Secure file-sharing platform Box has launched a private beta an advanced image recognition and intelligent classification service built on Google’s Cloud Vision API, called Box Image Recognition.
This new service is the first step in a long-term goal to provide machine learning capabilities for enterprise content, said Rand Wacker, vice president of Product Marketing at Box.
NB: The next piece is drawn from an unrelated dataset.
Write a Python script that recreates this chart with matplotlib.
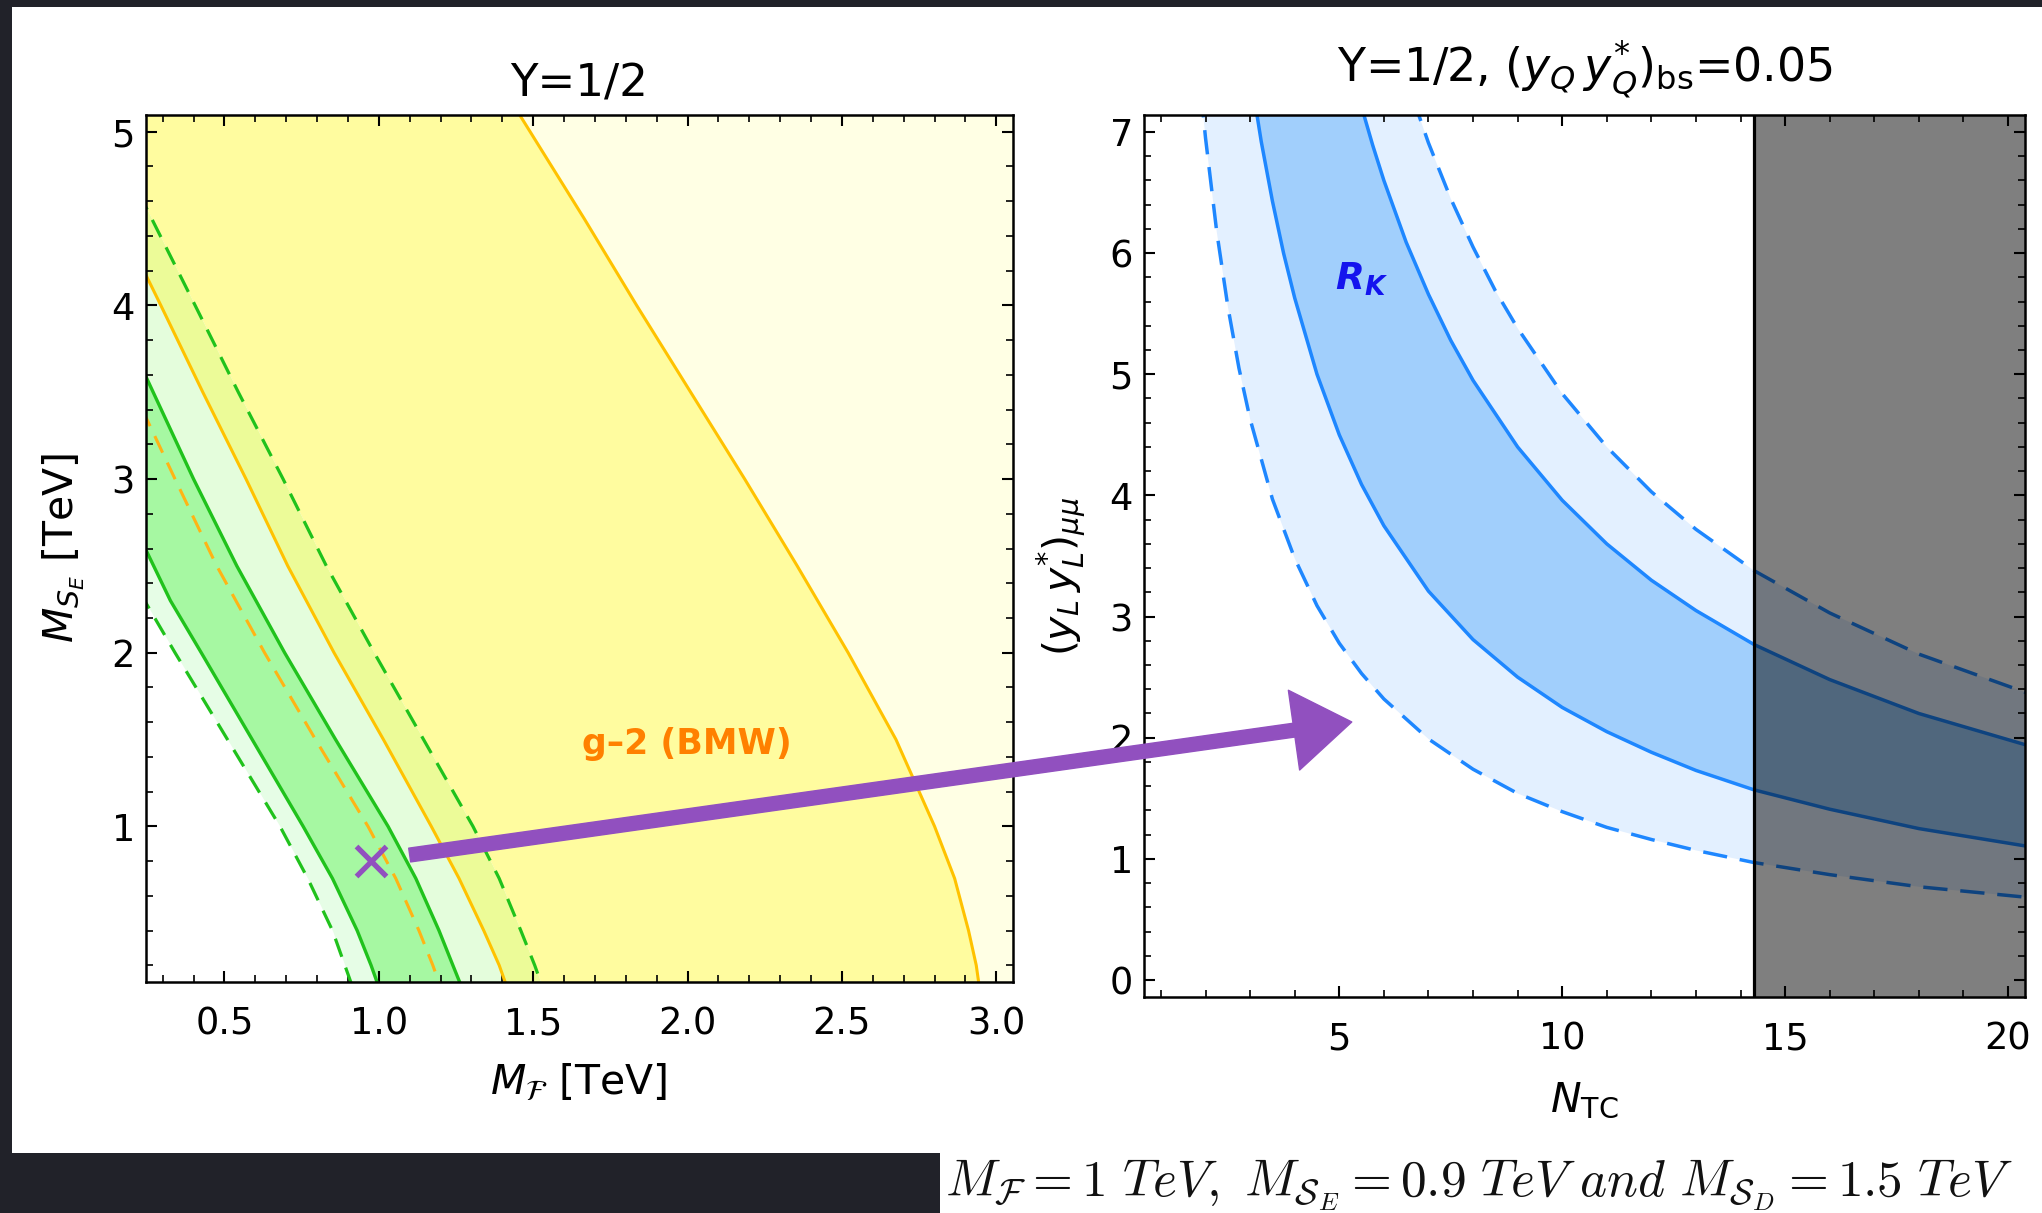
import numpy as np
import matplotlib
matplotlib.use("Agg")
import matplotlib.pyplot as plt
from matplotlib.patches import Rectangle, FancyArrowPatch
from matplotlib.ticker import MultipleLocator, FormatStrFormatter

W, H, DPI = 2042, 1213, 100

# ---------------- data: left panel (M_F [TeV] vs M_SE [TeV]) ----------------
# green dashed (2 sigma, left)
gdL_x = [0.225, 0.34, 0.51, 0.68, 0.77, 0.85, 0.89, 0.92]
gdL_y = [2.35, 2.00, 1.50, 1.00, 0.70, 0.40, 0.20, 0.05]
# green solid (1 sigma, left)
gsL_x = [0.23, 0.325, 0.425, 0.59, 0.755, 0.85, 0.93, 0.975, 1.005]
gsL_y = [2.65, 2.30, 2.00, 1.50, 1.00, 0.70, 0.40, 0.20, 0.05]
# orange dashed
od_x = [0.234, 0.34, 0.475, 0.63, 0.795, 0.965, 1.055, 1.13, 1.175, 1.205]
od_y = [3.40, 3.00, 2.50, 2.00, 1.50, 1.00, 0.70, 0.40, 0.20, 0.05]
# green solid (1 sigma, right)
gsR_x = [0.23, 0.40, 0.54, 0.695, 0.86, 1.03, 1.12, 1.195, 1.24, 1.274]
gsR_y = [3.65, 3.00, 2.50, 2.00, 1.50, 1.00, 0.70, 0.40, 0.20, 0.05]
# orange solid (g-2 band, left edge)
osL_x = [0.225, 0.294, 0.43, 0.57, 0.705, 0.855, 1.015, 1.17, 1.26, 1.34, 1.39, 1.42]
osL_y = [4.25, 4.00, 3.50, 3.00, 2.50, 2.00, 1.50, 1.00, 0.70, 0.40, 0.20, 0.05]
# green dashed (2 sigma, right)
gdR_x = [0.222, 0.405, 0.545, 0.69, 0.83, 0.985, 1.145, 1.305, 1.39, 1.46, 1.505, 1.535]
gdR_y = [4.65, 4.00, 3.50, 3.00, 2.50, 2.00, 1.50, 1.00, 0.70, 0.40, 0.20, 0.05]
# orange solid (g-2 band, right edge)
far_x = [1.42, 1.49, 1.665, 1.835, 2.01, 2.185, 2.355, 2.52, 2.675, 2.80, 2.865, 2.91, 2.935, 2.947]
far_y = [5.20, 5.00, 4.50, 4.00, 3.50, 3.00, 2.50, 2.00, 1.50, 1.00, 0.70, 0.40, 0.20, 0.05]
bench_point = (0.975, 0.80)

left_xticks = [0.5, 1.0, 1.5, 2.0, 2.5, 3.0]
left_yticks = [1, 2, 3, 4, 5]

# ---------------- data: right panel (N_TC vs (y_L y_L*)_mumu) ----------------
dl_N = [1.90, 2.0, 2.25, 2.5, 2.75, 3.0, 3.5, 4.0, 4.5, 5.0, 5.5, 6.0, 7.0, 8.0, 9.0,
        10, 11, 12, 13, 14.3, 16, 18, 20.5]
dl_y = [7.32, 6.95, 6.18, 5.56, 5.05, 4.63, 3.97, 3.48, 3.09, 2.78, 2.53, 2.32, 1.99,
        1.74, 1.54, 1.39, 1.26, 1.16, 1.07, 0.97, 0.87, 0.77, 0.68]
sl_N = [3.05, 3.25, 3.5, 3.75, 4.0, 4.5, 5.0, 5.5, 6.0, 7.0, 8.0, 9.0, 10, 11, 12, 13,
        14.3, 16, 18, 20.5]
sl_y = [7.38, 6.92, 6.43, 6.00, 5.63, 5.00, 4.50, 4.09, 3.75, 3.21, 2.81, 2.50, 2.25,
        2.05, 1.88, 1.73, 1.57, 1.41, 1.25, 1.10]
su_N = [5.45, 5.75, 6.0, 6.5, 7.0, 7.5, 8.0, 9.0, 10, 11, 12, 13, 14.3, 16, 18, 20.5]
su_y = [7.27, 6.89, 6.60, 6.09, 5.66, 5.28, 4.95, 4.40, 3.96, 3.60, 3.30, 3.05, 2.77,
        2.48, 2.20, 1.93]
du_N = [6.65, 7.0, 7.5, 8.0, 8.5, 9.0, 10, 11, 12, 13, 14.3, 16, 18, 20.5]
du_y = [7.28, 6.91, 6.45, 6.05, 5.69, 5.38, 4.84, 4.40, 4.03, 3.72, 3.38, 3.03, 2.69, 2.36]
N_excluded = 14.31

right_xticks = [5, 10, 15, 20]
right_yticks = [0, 1, 2, 3, 4, 5, 6, 7]

# ---------------- style ----------------
plt.rcParams["font.family"] = ["DejaVu Sans"]
plt.rcParams["mathtext.fontset"] = "dejavusans"

C_BG = "#212229"
C_GREEN = "#20C21C"
C_ORANGE = "#FFC200"
C_ODASH = "#FFB414"
C_PURPLE = "#9150BF"
C_BLUE = "#1E87FF"


def px2fig(x, y):
    return x / W, 1 - y / H


fig = plt.figure(figsize=(W / DPI, H / DPI), dpi=DPI, facecolor=C_BG)
# white slide panels (behind the axes)
fig.patches.append(Rectangle(px2fig(12, 1153), 2030 / W, (1153 - 7) / H,
                             transform=fig.transFigure, facecolor="white",
                             edgecolor="none", zorder=-5))
fig.patches.append(Rectangle(px2fig(940, 1213), (W - 940) / W, 60 / H,
                             transform=fig.transFigure, facecolor="white",
                             edgecolor="none", zorder=-5))

ax1 = fig.add_axes([146 / W, 1 - 982 / H, 867 / W, 867 / H])
ax2 = fig.add_axes([1144 / W, 1 - 997 / H, 881 / W, 882 / H])


def style_axes(ax):
    for s in ax.spines.values():
        s.set_linewidth(1.8)
        s.set_zorder(20)
    ax.tick_params(which="both", direction="in", top=True, right=True,
                   labeltop=False, labelright=False, zorder=20)
    ax.tick_params(which="major", length=8, width=1.5, labelsize=26.5)
    ax.tick_params(which="minor", length=5, width=1.2)
    ax.tick_params(axis="x", which="both", pad=17)
    ax.tick_params(axis="y", which="both", pad=8)


# ---------------- left panel ----------------
xlo1, xhi1, ylo1, yhi1 = 0.246, 3.054, 0.104, 5.096
ax1.set_xlim(xlo1, xhi1)
ax1.set_ylim(ylo1, yhi1)
ax1.set_facecolor("white")

yg = np.linspace(ylo1 - 0.2, yhi1 + 0.2, 800)


def xat(xs, ys):
    return np.interp(yg, ys[::-1], xs[::-1])


XgdL, XgsL, XgsR = xat(gdL_x, gdL_y), xat(gsL_x, gsL_y), xat(gsR_x, gsR_y)
XosL, XgdR, Xfar = xat(osL_x, osL_y), xat(gdR_x, gdR_y), xat(far_x, far_y)

ax1.fill_betweenx(yg, Xfar, xhi1 + 0.5, color="#FFFFE4", lw=0, zorder=1)
ax1.fill_betweenx(yg, XgdR, Xfar, color="#FFFC9F", lw=0, zorder=1)
ax1.fill_betweenx(yg, XosL, XgdR, color="#ECFB98", lw=0, zorder=1)
ax1.fill_betweenx(yg, XgsR, XosL, color="#E4FDDC", lw=0, zorder=1)
ax1.fill_betweenx(yg, XgsL, XgsR, color="#A6F8A2", lw=0, zorder=1)
ax1.fill_betweenx(yg, XgdL, XgsL, color="#E6FDE6", lw=0, zorder=1)

dash1 = (6, 3.6)
ax1.plot(gdL_x, gdL_y, color=C_GREEN, lw=2.3, dashes=dash1, zorder=3)
ax1.plot(gdR_x, gdR_y, color=C_GREEN, lw=2.3, dashes=dash1, zorder=3)
ax1.plot(gsL_x, gsL_y, color=C_GREEN, lw=2.4, zorder=3)
ax1.plot(gsR_x, gsR_y, color=C_GREEN, lw=2.4, zorder=3)
ax1.plot(od_x, od_y, color=C_ODASH, lw=2.2, dashes=dash1, zorder=3)
ax1.plot(osL_x, osL_y, color=C_ORANGE, lw=2.2, zorder=3)
ax1.plot(far_x, far_y, color=C_ORANGE, lw=2.2, zorder=3)

ax1.text(1.997, 1.475, "g\u20132 (BMW)", color="#FF8000", fontweight="bold",
         fontsize=25, ha="center", va="center", zorder=5)
ax1.plot(*bench_point, marker="x", ms=21, mew=3.8, color=C_PURPLE, zorder=6)

ax1.set_xticks(left_xticks)
ax1.set_yticks(left_yticks)
ax1.xaxis.set_major_formatter(FormatStrFormatter("%.1f"))
ax1.xaxis.set_minor_locator(MultipleLocator(0.1))
ax1.yaxis.set_minor_locator(MultipleLocator(0.2))
style_axes(ax1)

# ---------------- right panel ----------------
xlo2, xhi2, ylo2, yhi2 = 0.62, 20.38, -0.14, 7.14
ax2.set_xlim(xlo2, xhi2)
ax2.set_ylim(ylo2, yhi2)
ax2.set_facecolor("white")

ax2.fill(np.concatenate([dl_N, du_N[::-1]]), np.concatenate([dl_y, du_y[::-1]]),
         color="#E3F0FF", lw=0, zorder=1)
ax2.fill(np.concatenate([sl_N, su_N[::-1]]), np.concatenate([sl_y, su_y[::-1]]),
         color="#A1CFFC", lw=0, zorder=2)
dash2 = (7, 3.7)
ax2.plot(dl_N, dl_y, color=C_BLUE, lw=2.5, dashes=dash2, zorder=3)
ax2.plot(du_N, du_y, color=C_BLUE, lw=2.5, dashes=dash2, zorder=3)
ax2.plot(sl_N, sl_y, color=C_BLUE, lw=2.5, zorder=3)
ax2.plot(su_N, su_y, color=C_BLUE, lw=2.5, zorder=3)

ax2.axvspan(N_excluded, xhi2 + 1, color="black", alpha=0.5, lw=0, zorder=8)
ax2.axvline(N_excluded, color="black", lw=2.3, zorder=9)

ax2.text(5.49, 5.78, r"$\mathbfit{R}_{\mathbfit{K}}$", color="#1414EE",
         fontsize=27, ha="center", va="center", zorder=5)

ax2.set_xticks(right_xticks)
ax2.set_yticks(right_yticks)
ax2.xaxis.set_minor_locator(MultipleLocator(1))
ax2.yaxis.set_minor_locator(MultipleLocator(0.2))
style_axes(ax2)

# ---------------- titles and labels ----------------
fig.text(*px2fig(579, 97), "Y=1/2", ha="center", va="baseline", fontsize=32.5)
fig.text(*px2fig(1585, 81), r"Y=1/2, $(y_Q\,y_Q^{*})_{\mathrm{bs}}$=0.05",
         ha="center", va="baseline", fontsize=33)
fig.text(*px2fig(579, 1083), r"$M_{\mathcal{F}}$ [TeV]", ha="center",
         va="center", fontsize=29.5)
fig.text(*px2fig(64, 548), r"$M_{S_E}$ [TeV]", ha="center", va="center",
         rotation=90, fontsize=29.5)
fig.text(*px2fig(1584, 1100), r"$N_{\mathrm{TC}}$", ha="center", va="center",
         fontsize=29.5)
fig.text(*px2fig(1061, 576), r"$(y_L\,y_L^{*})_{\mu\mu}$", ha="center",
         va="center", rotation=90, fontsize=29.5)
formula = fig.text(*px2fig(945, 1196),
                   r"$M_{\mathcal{F}} = 1\ TeV,\ M_{\mathcal{S}_E} = 0.9\ TeV\ and\ "
                   r"M_{\mathcal{S}_D} = 1.5\ TeV$",
                   ha="left", va="baseline", fontsize=37, math_fontfamily="cm",
                   color="#111111")
# keep the formula inside the picture
renderer = fig.canvas.get_renderer()
ext = formula.get_window_extent(renderer)
if ext.x1 > W - 4:
    formula.set_fontsize(37 * (W - 4 - ext.x0) / ext.width)

# ---------------- arrow from benchmark point to right panel ----------------
pA = fig.transFigure.inverted().transform(ax1.transData.transform((1.10, 0.835)))
pB = fig.transFigure.inverted().transform(ax2.transData.transform((5.28, 2.13)))
arrow = FancyArrowPatch(pA, pB, transform=fig.transFigure,
                        arrowstyle="simple,head_length=2.1,head_width=2.9,tail_width=0.5",
                        mutation_scale=20, color=C_PURPLE, shrinkA=0, shrinkB=0,
                        zorder=30)
fig.add_artist(arrow)

fig.savefig("out.png", dpi=DPI, facecolor=C_BG)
Box Image Recognition: Adding Intelligence to Cloud Content
The company chose the Google Cloud Vision API after evaluating several different image recognition systems, he said, including IBM’s Watson offering and Amazon’s Rekognition.
Google Cloud Vision provided the most advanced in image recognition in no small part because Google Images is the largest collection of images on the planet. The company’s system has been learning from labels and photo descriptions supplied by the photographers, Wacker explained.
To offer an example, Wacker uploaded to Box Capture a photo of his sister-in-law’s wedding, which correctly identified it as a Pakistani wedding, not an Indian one, “which is incredibly specific,” he said. “It’s astonishing.”
Another advantage of the Cloud Vision API is its ability to capture Google Optical Character Recognition (OCR) metadata “in the wild,” he said. For example, you can take a picture of a streetcar, upload the image, and Cloud Vision can extract text from the image. “It’s super, super powerful.”
Box It Up
Enterprises need ways of organizing and understanding their growing unstructured content, especially with the surge in the use of images, video, and audio, Wacker said. Box Image Recognition can detect individual objects, text, surroundings and colors, then automatically add keyword labels. The Box app uses this data to build meta data onto images and text.

Step 1: identify the image.
It’s not just image capture that’s important, or that you can extract text and assign labels. It’s not just that the service has the potential to greatly reduce manual data input. The real business value, argued Wacker, comes by using the image data to automate business processes, thereby speeding up workflows.

Step 2: Automatically add to catalog
One startling time-saving use case is for retail catalogs. An employee could upload an image of a guy wearing blue jeans and Box Image Recognition identifies the photo and automatically creates keywords and metadata. Colors, type of clothing, fabric type, whether the model is male or female, all searchable, all automatically added. The image upload can trigger an API to add the photo to a catalog, eliminating time-consuming manual data entry and manipulation.
Another example is a user applying for a job or home loan, who could take a photo of their driver’s license through the Box Capture app. This app bypasses the phone’s camera storage and uploads the image directly into Box Image Recognition, which then strips out the data (picture, name, address, social security number, State ID number, etc.). Labels are added to make the data easily searchable and all of the data is loaded into Box Metadata so customers can then search, organize, etc. through APIs. But the exciting part, said Wacker, is that you can then use that upload to trigger a workflow, starting with an automatic background check.
For business, this means extraordinary time savings. One customer said each drivers license upload will save an hour. That’s a hell of an ROI.
It’s a Data Explosion
One thing is for sure: Adding image capture is going to increase the amount of data Box manages for its clients. It provides not only data capture but storage that falls under legal compliance for their enterprise customers, meaning that most of this new data must be stored a minimum of three years.
Since Box launched in 2011, it has amassed 30 billion files, with 10 billion of those coming in the last year alone. And once Box Image Capture gets out of beta, that number might continue to increase exponentially.
The company is preparing for a deluge, Box has been working on making its system flexible and scalable. It was an early adopter of the Kubernetes open source container orchestration engine and is currently partnering with Heptio to tap into the latest technology updates.
“We relish the explosion of data,” said Wacker.